As to the complainant’s recollection of events and conversations with other witnesses relevant to her allegations against the defendant. Cross-examination should include investigation into the particulars of allegations made against the defendant relevant to the number of charges before the court.
· Preliminary Complaint.
As to the complainant’s recollection of the events before and after the making of the preliminary complaint including her memory of the details or particulars of allegations made to the police officer, Sergeant Christiaan Buitendach (as he was then).
· Any allegations against others.
As to whether or not the complainant has previously made any complaint of a similar nature against any other person.
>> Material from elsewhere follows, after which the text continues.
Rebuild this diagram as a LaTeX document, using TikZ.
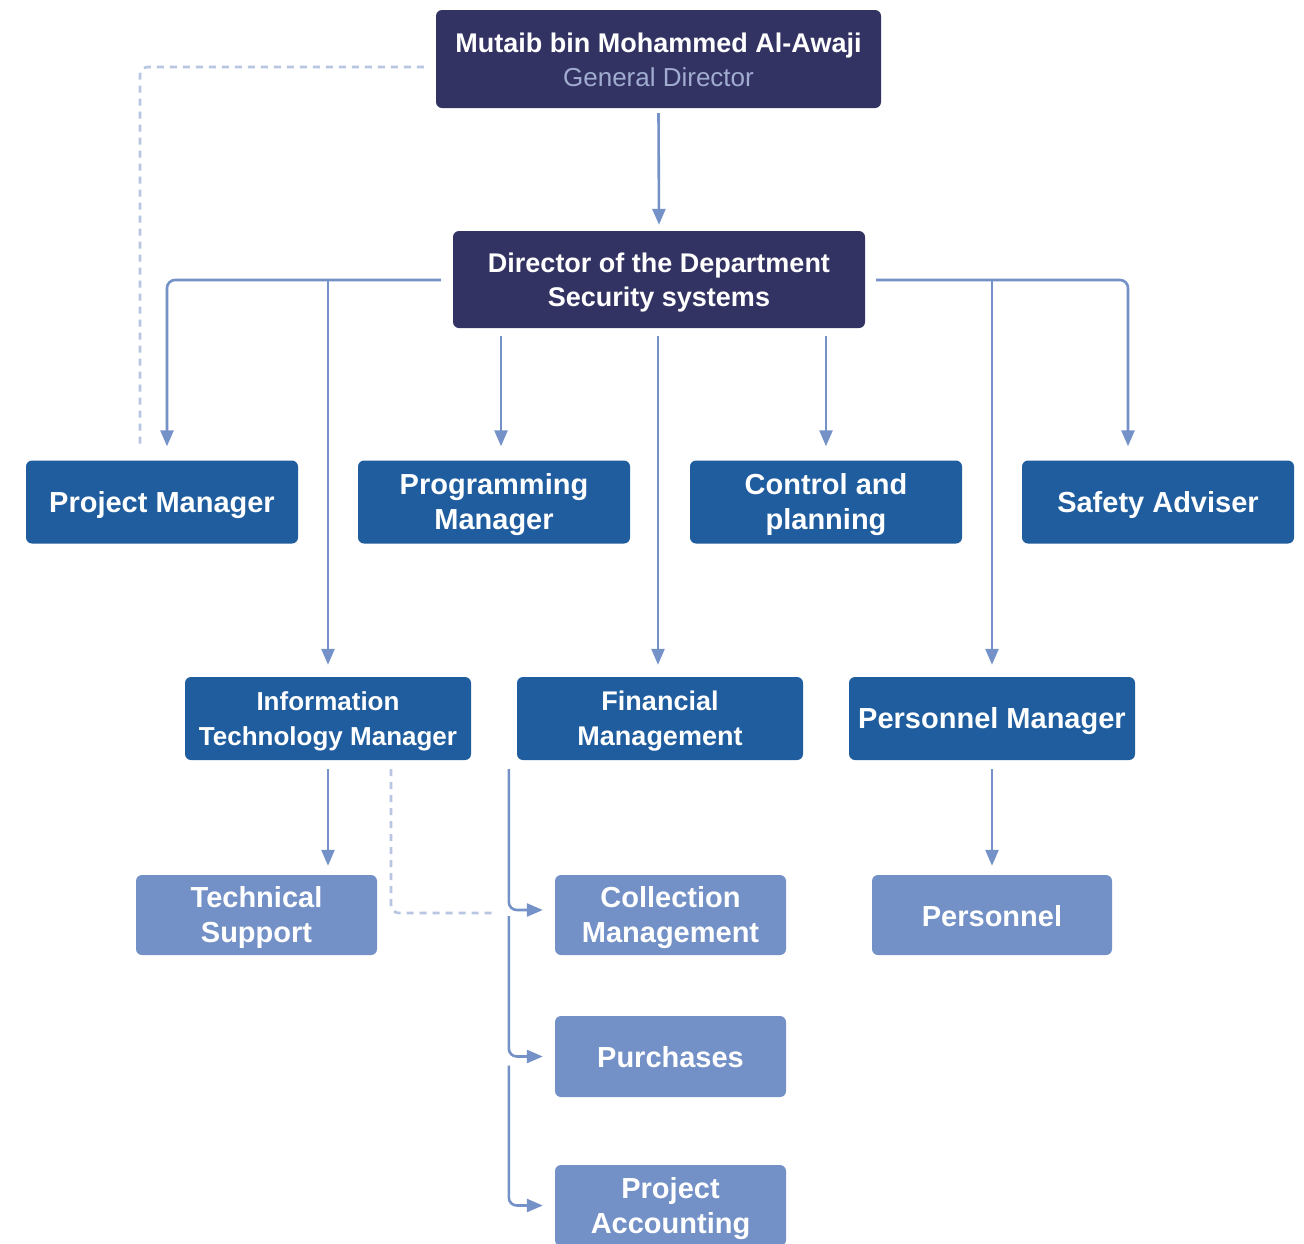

· Her relationship with the defendant after any complaint.
As to all contact with the defendant subsequent to the second complaint being made. The application only raises matters relevant to any contact after the second complaint was made.
I do not allow the complainant be cross-examined on the following issues contained in the defendants application:
· Her previous criminal record/behaviour.
It is clear from the chronology that the matters relied on by the applicant, that is, allegations of drug use have to occur when the complaint was a minor. In any event any competent court would duly give a warning to the witness if asked questions the answer to which might incriminate the witness.
· Why (was) her child taken off her by DOCS?
The DOCS file has been subpoenaed and is before the court. The applicant has full access to the material and withdraw the application to cross-examine the complainant on this matter.